In the second Matthew passage, Jesus is preaching to a crowd and his disciples, urging them to obey the ruling religious leaders of their day in verse 23:3, but also urged them to “not do what they do, for they do not practice what they preach.” Jesus then delivers seven indictments, or “woes” on the scribes and Pharisees. Verses 23-24 is the fourth indictment, one that condemns them for focusing on the unimportant (tithing minor spices) while neglecting that which is most important to the kingdom of God: “Woe to you, scribes and Pharisees, hypocrites! For you tithe mint, dill and cummin, and have neglected the weightier matters of the law: justice and mercy and faith. It is these you ought to have practiced without neglecting the others. You blind guides! You strain out a gnat but swallow a camel!”

Questions to explore

• What do Jesus’ works in Matthew 11:2-6 show us about the full scope of God’s mission? What roadmap do they give us for ministering to others?

• Matthew 23:23-24 uses a descriptive metaphor of straining out a gnat and swallowing a camel. What are the gnats and camels we face as Christians when trying to emulate Jesus’ call for restoration and justice?

Redemption and reconciliation (John 1:10-14; Romans 3:21-26)

This passage from John has a timelessness and a definitive nature that has earned its place as one of the great climactic descriptions of Christ. John refers to Jesus as being the Word of God before time, but even though he is eternal, the world did not recognize him or accept him for what he was and is. Verses 10-11 recognize his eternal nature.

Despite this lack of recognition to most of the world, there are those, says John, who have “received him, who believed in his name,” and to these he redeemed and reconciled to God—“he gave power to become children of God, who were born, not of blood or of the will of the flesh or of the will of man, but of God” (vv. 12-13). These verses recognize his redemptive offer to make us children of God.

But this same eternal being, God’s son, also was fully human. He writes in verse 14: “And the Word became flesh and lived among us, and we have seen his glory, the glory as of a father’s only son, full of grace and truth.” This verse recognizes how Jesus shared his reconciling glory with us, in the only way we could understand. We had to hear it from a man.

While the John passage gives insight into Christ’s eternal and redemptive nature, Paul, writing in Romans 3:21-26, shares Christ’s credentials under the (old Jewish) law and invites everyone to experience his redemption personally through faith.

In verses 22-25, Paul climactically defines Jesus’ redemptive ability (through his sacrificial blood and righteousness), how it is offered (through Christ’s grace by faith in his ability) and to whom it is offered (“all who believe. For there is no distinction, since all have sinned and fall short of the glory of God”). This passage outlines Jesus’ salvation of those who believe through faith he will. It is a cornerstone passage of our faith.  

Questions to explore

• What does it mean to be children of God? What qualifies us to be children of God?

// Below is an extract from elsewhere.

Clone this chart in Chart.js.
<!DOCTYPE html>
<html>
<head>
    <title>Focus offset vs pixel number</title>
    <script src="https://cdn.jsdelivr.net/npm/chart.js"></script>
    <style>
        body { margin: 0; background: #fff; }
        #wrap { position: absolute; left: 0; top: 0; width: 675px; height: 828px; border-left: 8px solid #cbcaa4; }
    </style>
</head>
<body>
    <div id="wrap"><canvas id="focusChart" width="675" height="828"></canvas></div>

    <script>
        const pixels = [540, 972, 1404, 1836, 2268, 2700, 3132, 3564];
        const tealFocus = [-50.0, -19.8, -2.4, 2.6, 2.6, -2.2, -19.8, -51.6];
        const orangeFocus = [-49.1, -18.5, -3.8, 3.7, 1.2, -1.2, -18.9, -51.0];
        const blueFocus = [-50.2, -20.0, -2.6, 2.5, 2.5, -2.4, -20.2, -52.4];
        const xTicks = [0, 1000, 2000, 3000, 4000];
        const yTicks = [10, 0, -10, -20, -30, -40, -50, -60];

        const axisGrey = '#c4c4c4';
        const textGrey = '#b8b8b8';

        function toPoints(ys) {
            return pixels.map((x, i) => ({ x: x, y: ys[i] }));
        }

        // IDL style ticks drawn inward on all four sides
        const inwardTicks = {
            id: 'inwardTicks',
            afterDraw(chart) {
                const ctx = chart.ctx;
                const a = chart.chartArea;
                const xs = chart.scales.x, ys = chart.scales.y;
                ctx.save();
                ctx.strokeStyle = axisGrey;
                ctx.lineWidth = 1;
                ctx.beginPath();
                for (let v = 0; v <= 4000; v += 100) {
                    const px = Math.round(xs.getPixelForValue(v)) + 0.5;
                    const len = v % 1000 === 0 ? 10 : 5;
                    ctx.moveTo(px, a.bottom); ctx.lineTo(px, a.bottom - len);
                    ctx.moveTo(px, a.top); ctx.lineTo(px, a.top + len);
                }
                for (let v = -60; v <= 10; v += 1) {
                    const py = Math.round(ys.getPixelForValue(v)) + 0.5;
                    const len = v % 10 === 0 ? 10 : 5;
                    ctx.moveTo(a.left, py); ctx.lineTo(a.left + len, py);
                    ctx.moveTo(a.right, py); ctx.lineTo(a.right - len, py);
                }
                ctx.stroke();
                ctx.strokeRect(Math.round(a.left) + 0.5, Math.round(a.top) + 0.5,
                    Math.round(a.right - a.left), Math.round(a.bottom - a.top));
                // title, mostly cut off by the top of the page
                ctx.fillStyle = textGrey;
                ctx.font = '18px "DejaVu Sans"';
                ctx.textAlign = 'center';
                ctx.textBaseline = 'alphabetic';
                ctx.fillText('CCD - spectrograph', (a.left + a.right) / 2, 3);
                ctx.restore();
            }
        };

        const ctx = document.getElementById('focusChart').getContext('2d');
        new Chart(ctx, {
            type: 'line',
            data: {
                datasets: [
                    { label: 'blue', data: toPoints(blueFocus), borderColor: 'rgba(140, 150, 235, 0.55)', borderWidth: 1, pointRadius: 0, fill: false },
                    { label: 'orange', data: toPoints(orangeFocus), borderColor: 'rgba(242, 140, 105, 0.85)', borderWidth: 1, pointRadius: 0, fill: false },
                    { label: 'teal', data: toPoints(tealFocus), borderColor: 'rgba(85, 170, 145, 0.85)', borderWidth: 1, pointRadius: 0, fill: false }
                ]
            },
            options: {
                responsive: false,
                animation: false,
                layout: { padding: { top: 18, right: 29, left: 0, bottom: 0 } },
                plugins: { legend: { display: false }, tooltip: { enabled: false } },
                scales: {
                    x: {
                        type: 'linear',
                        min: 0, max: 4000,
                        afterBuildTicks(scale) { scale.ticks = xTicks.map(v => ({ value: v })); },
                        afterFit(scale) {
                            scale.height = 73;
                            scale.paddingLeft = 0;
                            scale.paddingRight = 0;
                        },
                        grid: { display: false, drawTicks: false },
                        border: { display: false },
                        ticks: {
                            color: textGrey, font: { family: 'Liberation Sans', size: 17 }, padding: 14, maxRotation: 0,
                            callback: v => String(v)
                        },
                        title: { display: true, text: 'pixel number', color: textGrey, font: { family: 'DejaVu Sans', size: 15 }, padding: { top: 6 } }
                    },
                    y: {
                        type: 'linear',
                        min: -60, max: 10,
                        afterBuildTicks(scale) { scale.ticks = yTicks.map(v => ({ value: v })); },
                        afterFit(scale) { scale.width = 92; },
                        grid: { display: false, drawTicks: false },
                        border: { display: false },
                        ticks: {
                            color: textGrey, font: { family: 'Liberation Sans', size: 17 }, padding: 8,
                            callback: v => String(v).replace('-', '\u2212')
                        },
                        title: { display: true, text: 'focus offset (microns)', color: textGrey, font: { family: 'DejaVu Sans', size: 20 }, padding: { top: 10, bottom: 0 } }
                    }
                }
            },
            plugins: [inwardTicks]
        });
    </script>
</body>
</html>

• What is redemption as found in Romans 21-26? How can it be offered?

Our response to Christ (Philippians 2:9-11)

In the preceding passages, we’ve been exposed to a Christ who is eternal, powerful, able to bring us into a relationship with God and able to offer us eternal life just by believing in his sovereignty and his ability to do so. So what is our response to this Jesus Christ? What do we do in the face of his power and love for us?

The answer, says Paul in Philippians 2:10-11, is to worship him because:
a.    God also highly exalted him
b.    God gave him the name that is above every name
c.    Because he did, at the name of Jesus every knee should bend in heaven and on earth and under the earth
d.    Because he did, every tongue should confess that Jesus Christ is Lord, to the glory of God the Father.

Paul’s writings are not totally original. As a Jewish scholar, he probably was well-acquainted with Isaiah 45:23, and points to it as a fulfillment of prophecy.

Questions to explore

• What does it mean to bend your knee and confess Jesus is Lord? How often do you truly worship Christ in this way?